◆ PROBLEM DESCRIPTION ◆
In the material below, please retype the lines from the very first through the one with "Chart.register(...registerables);", exactly and without pictures.

◆ DATA ◆
::::
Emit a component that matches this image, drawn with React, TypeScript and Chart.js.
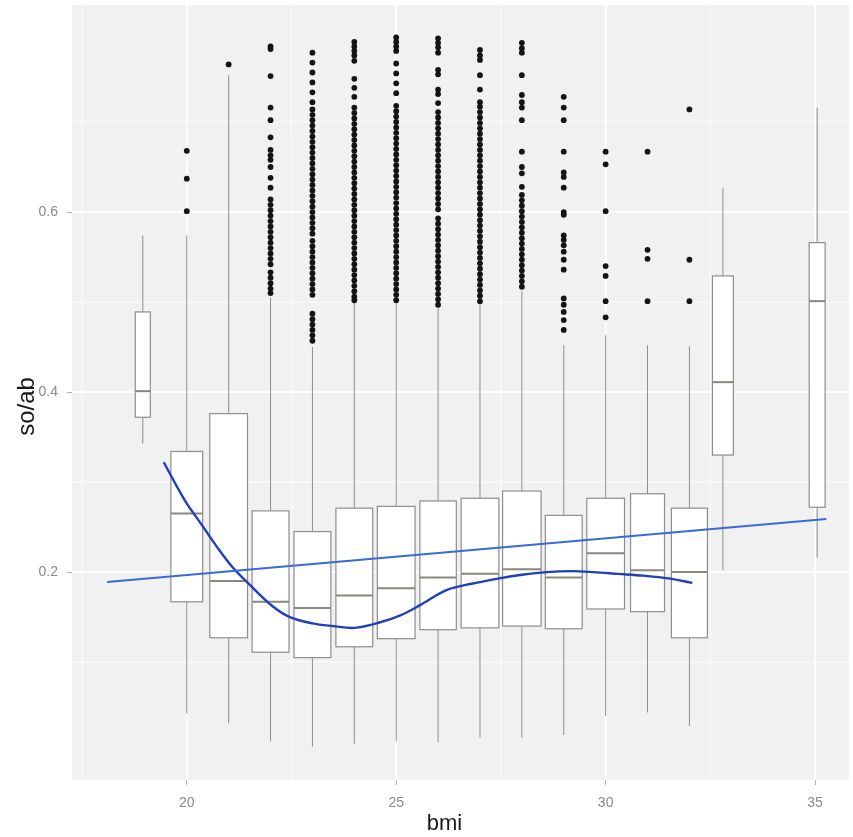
import React, { useEffect, useRef } from "react";
import { Chart, registerables } from "chart.js";

Chart.register(...registerables);

// ---- data ----
const bmiGroups = [18.95, 20, 21, 22, 23, 24, 25, 26, 27, 28, 29, 30, 31, 32, 32.8, 35.05];
const boxWidths = [0.36, 0.76, 0.9, 0.88, 0.88, 0.88, 0.9, 0.87, 0.9, 0.92, 0.88, 0.9, 0.81, 0.86, 0.5, 0.38];
const whiskerLow = [0.343, 0.043, 0.032, 0.012, 0.006, 0.009, 0.012, 0.011, 0.016, 0.016, 0.019, 0.04, 0.044, 0.029, 0.202, 0.216];
const q1 = [0.372, 0.167, 0.127, 0.111, 0.105, 0.117, 0.126, 0.136, 0.138, 0.14, 0.137, 0.159, 0.156, 0.127, 0.33, 0.272];
const medians = [0.401, 0.265, 0.19, 0.167, 0.16, 0.174, 0.182, 0.194, 0.198, 0.203, 0.194, 0.221, 0.202, 0.2, 0.411, 0.501];
const q3 = [0.489, 0.334, 0.376, 0.268, 0.245, 0.271, 0.273, 0.279, 0.282, 0.29, 0.263, 0.282, 0.287, 0.271, 0.529, 0.566];
const whiskerHigh = [0.574, 0.574, 0.752, 0.505, 0.45, 0.499, 0.499, 0.493, 0.499, 0.512, 0.452, 0.463, 0.452, 0.451, 0.627, 0.716];

const out19: number[] = [];
const out20 = [0.668, 0.637, 0.601];
const out21 = [0.764];
const out22 = [0.784, 0.781, 0.751, 0.716, 0.702, 0.683, 0.669, 0.663, 0.658, 0.65, 0.638, 0.627, 0.614, 0.608, 0.602, 0.596, 0.59, 0.584, 0.578, 0.572, 0.566, 0.56, 0.554, 0.548, 0.542, 0.533, 0.527, 0.521, 0.515, 0.51];
const out23 = [0.777, 0.766, 0.755, 0.744, 0.733, 0.722, 0.714, 0.708, 0.702, 0.696, 0.69, 0.684, 0.678, 0.672, 0.666, 0.66, 0.654, 0.648, 0.642, 0.636, 0.63, 0.624, 0.618, 0.612, 0.606, 0.6, 0.594, 0.588, 0.582, 0.576, 0.568, 0.562, 0.556, 0.55, 0.544, 0.538, 0.532, 0.526, 0.52, 0.514, 0.508, 0.487, 0.481, 0.475, 0.469, 0.463, 0.457];
const out24 = [0.789, 0.784, 0.779, 0.774, 0.768, 0.748, 0.738, 0.728, 0.716, 0.71, 0.704, 0.698, 0.692, 0.686, 0.68, 0.674, 0.668, 0.662, 0.656, 0.65, 0.644, 0.638, 0.632, 0.626, 0.62, 0.614, 0.608, 0.602, 0.596, 0.59, 0.584, 0.578, 0.572, 0.566, 0.56, 0.554, 0.548, 0.542, 0.536, 0.53, 0.524, 0.518, 0.512, 0.506, 0.502];
const out25 = [0.794, 0.789, 0.784, 0.779, 0.765, 0.754, 0.743, 0.732, 0.718, 0.712, 0.706, 0.7, 0.694, 0.688, 0.682, 0.676, 0.67, 0.664, 0.658, 0.652, 0.646, 0.64, 0.634, 0.628, 0.622, 0.616, 0.61, 0.604, 0.598, 0.592, 0.586, 0.58, 0.574, 0.568, 0.562, 0.556, 0.55, 0.544, 0.538, 0.532, 0.526, 0.52, 0.514, 0.508, 0.502];
const out26 = [0.793, 0.788, 0.783, 0.777, 0.758, 0.753, 0.736, 0.731, 0.721, 0.711, 0.705, 0.699, 0.693, 0.687, 0.681, 0.675, 0.669, 0.663, 0.657, 0.651, 0.645, 0.639, 0.633, 0.627, 0.621, 0.615, 0.609, 0.603, 0.593, 0.587, 0.581, 0.575, 0.569, 0.563, 0.557, 0.551, 0.545, 0.539, 0.533, 0.527, 0.521, 0.515, 0.509, 0.503, 0.497];
const out27 = [0.78, 0.774, 0.769, 0.752, 0.736, 0.722, 0.717, 0.711, 0.705, 0.699, 0.693, 0.687, 0.681, 0.675, 0.669, 0.663, 0.657, 0.651, 0.645, 0.639, 0.633, 0.627, 0.621, 0.615, 0.609, 0.603, 0.597, 0.591, 0.585, 0.579, 0.573, 0.567, 0.561, 0.555, 0.549, 0.543, 0.537, 0.531, 0.525, 0.519, 0.513, 0.507, 0.501];
const out28 = [0.788, 0.782, 0.777, 0.752, 0.73, 0.722, 0.716, 0.702, 0.667, 0.65, 0.643, 0.628, 0.619, 0.613, 0.607, 0.601, 0.595, 0.589, 0.583, 0.577, 0.571, 0.565, 0.559, 0.553, 0.547, 0.541, 0.535, 0.529, 0.523, 0.517];
const out29 = [0.728, 0.716, 0.702, 0.667, 0.644, 0.639, 0.627, 0.6, 0.597, 0.574, 0.569, 0.563, 0.556, 0.547, 0.536, 0.504, 0.497, 0.489, 0.48, 0.469];
const out30 = [0.667, 0.653, 0.601, 0.54, 0.529, 0.501, 0.483];
const out31 = [0.667, 0.558, 0.548, 0.501];
const out32 = [0.714, 0.547, 0.501];
const out33: number[] = [];
const out35: number[] = [];
const outliers = [out19, out20, out21, out22, out23, out24, out25, out26, out27, out28, out29, out30, out31, out32, out33, out35];

const fitX = [18.1, 35.27];
const fitY = [0.189, 0.259];

const loessX = [19.45, 19.95, 20.35, 20.72, 21.1, 21.5, 22.05, 22.46, 23.0, 23.5, 24.0, 24.6, 25.1, 25.56, 26.2, 26.8, 27.46, 28.0, 28.59, 29.2, 29.7, 30.3, 30.9, 31.5, 32.07];
const loessY = [0.322, 0.28, 0.253, 0.228, 0.205, 0.186, 0.162, 0.15, 0.143, 0.14, 0.138, 0.144, 0.152, 0.163, 0.18, 0.187, 0.193, 0.197, 0.2, 0.201, 0.2, 0.198, 0.196, 0.193, 0.188];

const xMajor = [20, 25, 30, 35];
const xMinor = [17.5, 22.5, 27.5, 32.5];
const yMajor = [0.2, 0.4, 0.6];
const yMinor = [0.1, 0.3, 0.5, 0.7];

const xTitle = "bmi";
const yTitle = "so/ab";

const FONT = '"Liberation Sans", Arial, sans-serif';

const panelPlugin = {
  id: "panel",
  beforeDraw(chart: any) {
    const { ctx, chartArea: a, scales } = chart;
    const x = scales.x, y = scales.y;
    ctx.save();
    ctx.fillStyle = "#f1f1f1";
    ctx.fillRect(a.left, a.top, a.right - a.left, a.bottom - a.top);
    ctx.strokeStyle = "#ffffff";
    const vline = (v: number, w: number) => {
      const px = x.getPixelForValue(v);
      ctx.lineWidth = w;
      ctx.beginPath(); ctx.moveTo(px, a.top); ctx.lineTo(px, a.bottom); ctx.stroke();
    };
    const hline = (v: number, w: number) => {
      const py = y.getPixelForValue(v);
      ctx.lineWidth = w;
      ctx.beginPath(); ctx.moveTo(a.left, py); ctx.lineTo(a.right, py); ctx.stroke();
    };
    xMinor.forEach((v) => vline(v, 0.8));
    yMinor.forEach((v) => hline(v, 0.8));
    xMajor.forEach((v) => vline(v, 1.8));
    yMajor.forEach((v) => hline(v, 1.8));
    ctx.restore();
  },
};

const boxPlugin = {
  id: "boxes",
  beforeDatasetsDraw(chart: any) {
    const { ctx, chartArea: a, scales } = chart;
    const x = scales.x, y = scales.y;
    ctx.save();
    ctx.beginPath();
    ctx.rect(a.left, a.top, a.right - a.left, a.bottom - a.top);
    ctx.clip();
    ctx.strokeStyle = "#8e8e8e";
    for (let i = 0; i < bmiGroups.length; i++) {
      const cx = x.getPixelForValue(bmiGroups[i]);
      const l = x.getPixelForValue(bmiGroups[i] - boxWidths[i] / 2);
      const r = x.getPixelForValue(bmiGroups[i] + boxWidths[i] / 2);
      const yLo = y.getPixelForValue(whiskerLow[i]);
      const yQ1 = y.getPixelForValue(q1[i]);
      const yMed = y.getPixelForValue(medians[i]);
      const yQ3 = y.getPixelForValue(q3[i]);
      const yHi = y.getPixelForValue(whiskerHigh[i]);
      ctx.lineWidth = 1;
      ctx.beginPath();
      ctx.moveTo(cx, yHi); ctx.lineTo(cx, yQ3);
      ctx.moveTo(cx, yQ1); ctx.lineTo(cx, yLo);
      ctx.stroke();
      ctx.fillStyle = "#ffffff";
      ctx.fillRect(l, yQ3, r - l, yQ1 - yQ3);
      ctx.lineWidth = 1.2;
      ctx.strokeRect(l, yQ3, r - l, yQ1 - yQ3);
      ctx.lineWidth = 2;
      ctx.strokeStyle = "#8a877c";
      ctx.beginPath(); ctx.moveTo(l, yMed); ctx.lineTo(r, yMed); ctx.stroke();
      ctx.strokeStyle = "#8e8e8e";
    }
    ctx.restore();
  },
};

const titlePlugin = {
  id: "axisTitles",
  afterDraw(chart: any) {
    const { ctx, chartArea: a } = chart;
    ctx.save();
    ctx.fillStyle = "#1a1a1a";
    ctx.textAlign = "center";
    ctx.textBaseline = "middle";
    ctx.font = `22px ${FONT}`;
    ctx.fillText(xTitle, (a.left + a.right) / 2 - 16, a.bottom + 44);
    ctx.font = `24px ${FONT}`;
    ctx.translate(27, (a.top + a.bottom) / 2 + 14);
    ctx.rotate(-Math.PI / 2);
    ctx.fillText(yTitle, 0, 0);
    ctx.restore();
  },
};

export default function App() {
  const ref = useRef<HTMLCanvasElement>(null);
  useEffect(() => {
    if (!ref.current) return;
    const outlierPoints: { x: number; y: number }[] = [];
    outliers.forEach((arr, i) => arr.forEach((v) => outlierPoints.push({ x: bmiGroups[i], y: v })));
    const chart = new Chart(ref.current, {
      type: "scatter",
      data: {
        datasets: [
          {
            label: "outliers",
            data: outlierPoints,
            pointRadius: 2.9,
            pointBackgroundColor: "#141414",
            pointBorderWidth: 0,
            showLine: false,
          } as any,
          {
            label: "lm",
            data: fitX.map((v, i) => ({ x: v, y: fitY[i] })),
            showLine: true,
            borderColor: "#3a6ad4",
            borderWidth: 2,
            pointRadius: 0,
          } as any,
          {
            label: "loess",
            data: loessX.map((v, i) => ({ x: v, y: loessY[i] })),
            showLine: true,
            borderColor: "#1f3fbd",
            borderWidth: 2.4,
            pointRadius: 0,
            tension: 0.35,
          } as any,
        ],
      },
      options: {
        animation: false,
        responsive: false,
        devicePixelRatio: 1,
        events: [],
        layout: { padding: { top: 5, right: 3, left: 0, bottom: 0 } },
        plugins: { legend: { display: false }, tooltip: { enabled: false }, title: { display: false } },
        scales: {
          x: {
            type: "linear",
            min: 17.26,
            max: 35.81,
            afterBuildTicks: (s: any) => { s.ticks = xMajor.map((v) => ({ value: v })); },
            afterFit: (s: any) => { s.height = 57; s.paddingLeft = 0; s.paddingRight = 0; },
            border: { display: false },
            grid: { display: true, drawOnChartArea: false, drawTicks: true, tickLength: 5, color: "#b0b0b0" },
            ticks: { color: "#8a8a8a", font: { size: 14, family: FONT }, padding: 10, maxRotation: 0, callback: (v: any) => String(v) },
          },
          y: {
            type: "linear",
            min: -0.031,
            max: 0.83,
            afterBuildTicks: (s: any) => { s.ticks = yMajor.map((v) => ({ value: v })); },
            afterFit: (s: any) => { s.width = 72; s.paddingTop = 0; s.paddingBottom = 0; },
            border: { display: false },
            grid: { display: true, drawOnChartArea: false, drawTicks: true, tickLength: 5, color: "#b0b0b0" },
            ticks: { color: "#8a8a8a", font: { size: 14, family: FONT }, padding: 9, callback: (v: any) => String(v) },
          },
        },
      },
      plugins: [panelPlugin, boxPlugin, titlePlugin],
    });
    return () => chart.destroy();
  }, []);
  return (
    <div style={{ position: "fixed", left: 0, top: 0, width: 853, height: 837, background: "#ffffff" }}>
      <canvas ref={ref} width={853} height={837} style={{ display: "block" }} />
    </div>
  );
}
::::
◆ SOLUTION FOR THIS PROBLEM ◆
Emit a component that matches this image, drawn with React, TypeScript and Chart.js.
import React, { useEffect, useRef } from "react";
import { Chart, registerables } from "chart.js";

Chart.register(...registerables);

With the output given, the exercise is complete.